Set problem:
Identify all lines in the listing that include the word "this", and copy them out.

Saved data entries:
————————

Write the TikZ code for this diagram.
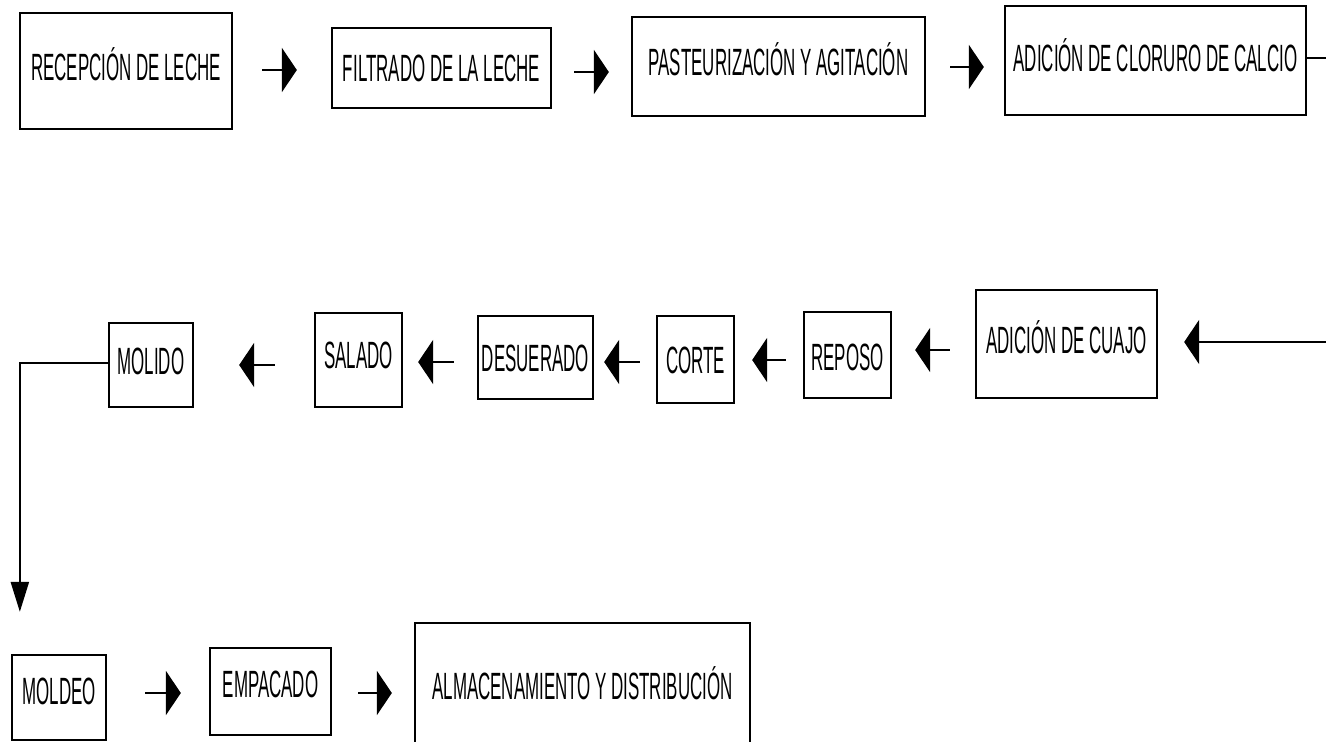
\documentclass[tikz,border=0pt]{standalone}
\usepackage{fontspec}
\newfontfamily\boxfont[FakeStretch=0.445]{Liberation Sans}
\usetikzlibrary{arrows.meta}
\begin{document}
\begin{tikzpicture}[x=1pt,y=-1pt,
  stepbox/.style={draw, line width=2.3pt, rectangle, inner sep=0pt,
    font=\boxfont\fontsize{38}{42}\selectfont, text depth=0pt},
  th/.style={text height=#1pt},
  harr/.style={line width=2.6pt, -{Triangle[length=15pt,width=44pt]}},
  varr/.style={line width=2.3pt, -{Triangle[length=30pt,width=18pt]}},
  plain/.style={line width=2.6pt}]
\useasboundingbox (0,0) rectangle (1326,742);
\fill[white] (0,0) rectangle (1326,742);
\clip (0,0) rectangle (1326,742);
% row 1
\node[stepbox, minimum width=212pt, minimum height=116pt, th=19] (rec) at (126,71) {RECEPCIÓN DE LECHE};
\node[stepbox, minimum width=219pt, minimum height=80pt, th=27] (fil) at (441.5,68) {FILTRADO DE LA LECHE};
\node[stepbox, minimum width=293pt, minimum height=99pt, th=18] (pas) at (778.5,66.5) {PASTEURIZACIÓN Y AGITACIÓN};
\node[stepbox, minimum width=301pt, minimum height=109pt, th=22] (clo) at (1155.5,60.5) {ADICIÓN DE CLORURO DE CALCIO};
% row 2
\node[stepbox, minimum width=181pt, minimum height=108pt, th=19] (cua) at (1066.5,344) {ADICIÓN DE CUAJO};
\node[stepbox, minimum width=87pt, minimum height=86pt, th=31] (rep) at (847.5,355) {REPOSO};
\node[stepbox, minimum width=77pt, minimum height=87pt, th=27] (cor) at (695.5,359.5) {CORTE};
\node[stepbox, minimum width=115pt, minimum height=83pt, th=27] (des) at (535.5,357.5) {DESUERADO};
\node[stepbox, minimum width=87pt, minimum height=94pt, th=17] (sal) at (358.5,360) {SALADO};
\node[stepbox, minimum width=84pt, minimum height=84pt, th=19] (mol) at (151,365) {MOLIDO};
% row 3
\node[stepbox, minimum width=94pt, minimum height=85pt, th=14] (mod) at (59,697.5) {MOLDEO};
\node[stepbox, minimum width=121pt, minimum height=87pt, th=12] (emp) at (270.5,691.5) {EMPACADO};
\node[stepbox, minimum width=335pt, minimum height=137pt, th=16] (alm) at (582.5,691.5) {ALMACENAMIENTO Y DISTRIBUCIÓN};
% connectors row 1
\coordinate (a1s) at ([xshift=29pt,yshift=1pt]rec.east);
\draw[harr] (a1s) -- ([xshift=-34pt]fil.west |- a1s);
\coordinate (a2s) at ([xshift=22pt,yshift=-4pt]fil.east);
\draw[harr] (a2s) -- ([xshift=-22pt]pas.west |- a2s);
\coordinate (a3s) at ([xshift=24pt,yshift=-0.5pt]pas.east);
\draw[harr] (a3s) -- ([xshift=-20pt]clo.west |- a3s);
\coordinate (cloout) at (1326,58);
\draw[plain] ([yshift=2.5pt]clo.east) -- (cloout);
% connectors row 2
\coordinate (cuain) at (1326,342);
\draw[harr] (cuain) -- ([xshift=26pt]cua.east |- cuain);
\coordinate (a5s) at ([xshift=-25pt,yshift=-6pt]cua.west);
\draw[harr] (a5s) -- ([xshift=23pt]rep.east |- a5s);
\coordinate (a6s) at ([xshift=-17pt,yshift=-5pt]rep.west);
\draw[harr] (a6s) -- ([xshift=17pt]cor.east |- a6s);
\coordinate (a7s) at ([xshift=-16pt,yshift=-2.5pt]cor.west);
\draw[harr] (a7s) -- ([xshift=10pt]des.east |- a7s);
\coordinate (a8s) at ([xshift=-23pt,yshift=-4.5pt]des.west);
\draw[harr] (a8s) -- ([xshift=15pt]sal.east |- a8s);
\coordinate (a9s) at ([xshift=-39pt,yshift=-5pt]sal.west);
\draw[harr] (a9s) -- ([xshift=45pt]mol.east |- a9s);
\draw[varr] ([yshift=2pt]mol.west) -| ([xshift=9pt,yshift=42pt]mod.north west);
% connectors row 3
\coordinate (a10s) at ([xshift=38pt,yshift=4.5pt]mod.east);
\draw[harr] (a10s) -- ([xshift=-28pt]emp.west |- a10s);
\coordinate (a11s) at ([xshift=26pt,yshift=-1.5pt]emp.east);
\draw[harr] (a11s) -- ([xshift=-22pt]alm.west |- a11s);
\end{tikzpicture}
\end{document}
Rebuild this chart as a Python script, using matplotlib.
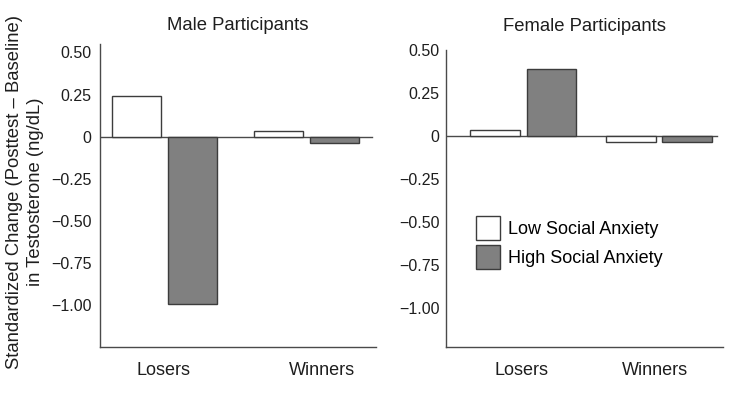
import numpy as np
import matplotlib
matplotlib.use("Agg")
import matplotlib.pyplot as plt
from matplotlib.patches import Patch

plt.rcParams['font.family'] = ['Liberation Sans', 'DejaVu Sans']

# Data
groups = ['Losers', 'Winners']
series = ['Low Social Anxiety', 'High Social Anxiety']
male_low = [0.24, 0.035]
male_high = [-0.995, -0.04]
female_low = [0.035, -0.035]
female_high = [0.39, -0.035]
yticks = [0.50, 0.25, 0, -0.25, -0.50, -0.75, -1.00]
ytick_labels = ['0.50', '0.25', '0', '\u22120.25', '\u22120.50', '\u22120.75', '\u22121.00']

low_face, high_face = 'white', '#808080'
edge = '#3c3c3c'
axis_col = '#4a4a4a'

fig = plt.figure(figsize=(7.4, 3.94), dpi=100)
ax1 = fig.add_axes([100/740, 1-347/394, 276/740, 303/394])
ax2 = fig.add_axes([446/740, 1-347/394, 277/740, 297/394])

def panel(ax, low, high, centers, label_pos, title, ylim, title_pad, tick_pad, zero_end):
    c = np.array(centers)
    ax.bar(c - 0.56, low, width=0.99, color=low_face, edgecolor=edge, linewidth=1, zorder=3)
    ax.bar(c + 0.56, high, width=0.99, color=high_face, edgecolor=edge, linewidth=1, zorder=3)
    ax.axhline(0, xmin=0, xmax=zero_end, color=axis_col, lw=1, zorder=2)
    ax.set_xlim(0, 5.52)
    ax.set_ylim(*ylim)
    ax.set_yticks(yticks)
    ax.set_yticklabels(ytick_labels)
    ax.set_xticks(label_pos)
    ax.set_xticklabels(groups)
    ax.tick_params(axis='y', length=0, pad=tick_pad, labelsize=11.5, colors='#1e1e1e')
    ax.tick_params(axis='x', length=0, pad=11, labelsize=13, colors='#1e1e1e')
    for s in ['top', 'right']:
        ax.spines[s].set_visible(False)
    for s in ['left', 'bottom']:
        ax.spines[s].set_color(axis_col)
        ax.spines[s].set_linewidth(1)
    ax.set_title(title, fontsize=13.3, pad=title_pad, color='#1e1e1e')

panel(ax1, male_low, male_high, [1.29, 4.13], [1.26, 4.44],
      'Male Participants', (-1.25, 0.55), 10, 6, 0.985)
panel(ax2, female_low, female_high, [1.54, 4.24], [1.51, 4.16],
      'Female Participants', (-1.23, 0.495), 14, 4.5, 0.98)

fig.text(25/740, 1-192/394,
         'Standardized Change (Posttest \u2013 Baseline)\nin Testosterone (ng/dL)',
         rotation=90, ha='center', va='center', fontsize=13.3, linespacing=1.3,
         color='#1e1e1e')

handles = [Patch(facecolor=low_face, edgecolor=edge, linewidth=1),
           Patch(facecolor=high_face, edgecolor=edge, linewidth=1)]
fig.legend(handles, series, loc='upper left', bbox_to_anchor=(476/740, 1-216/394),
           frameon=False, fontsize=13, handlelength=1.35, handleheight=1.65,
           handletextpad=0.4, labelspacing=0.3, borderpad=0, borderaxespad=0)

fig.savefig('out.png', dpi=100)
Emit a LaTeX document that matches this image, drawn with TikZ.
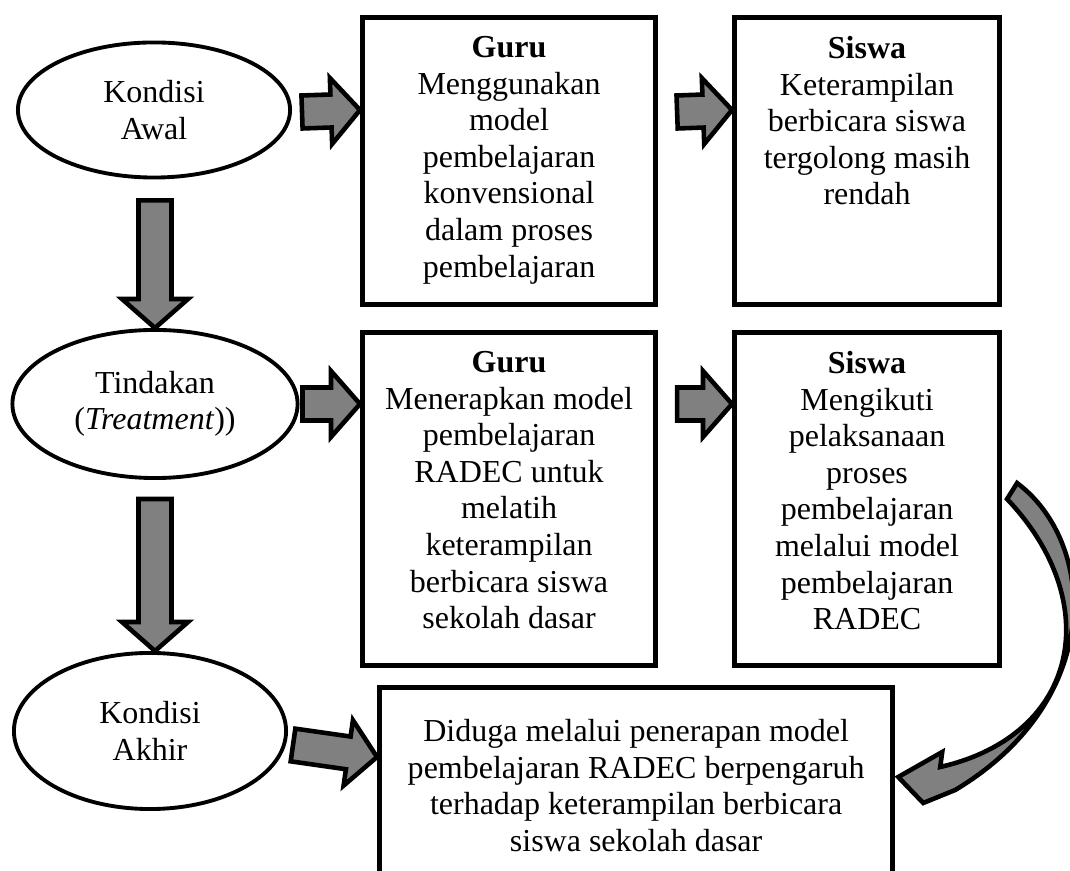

————————

Response:
Write the TikZ code for this diagram.
Rebuild this chart as a Python script, using matplotlib.
Emit a LaTeX document that matches this image, drawn with TikZ.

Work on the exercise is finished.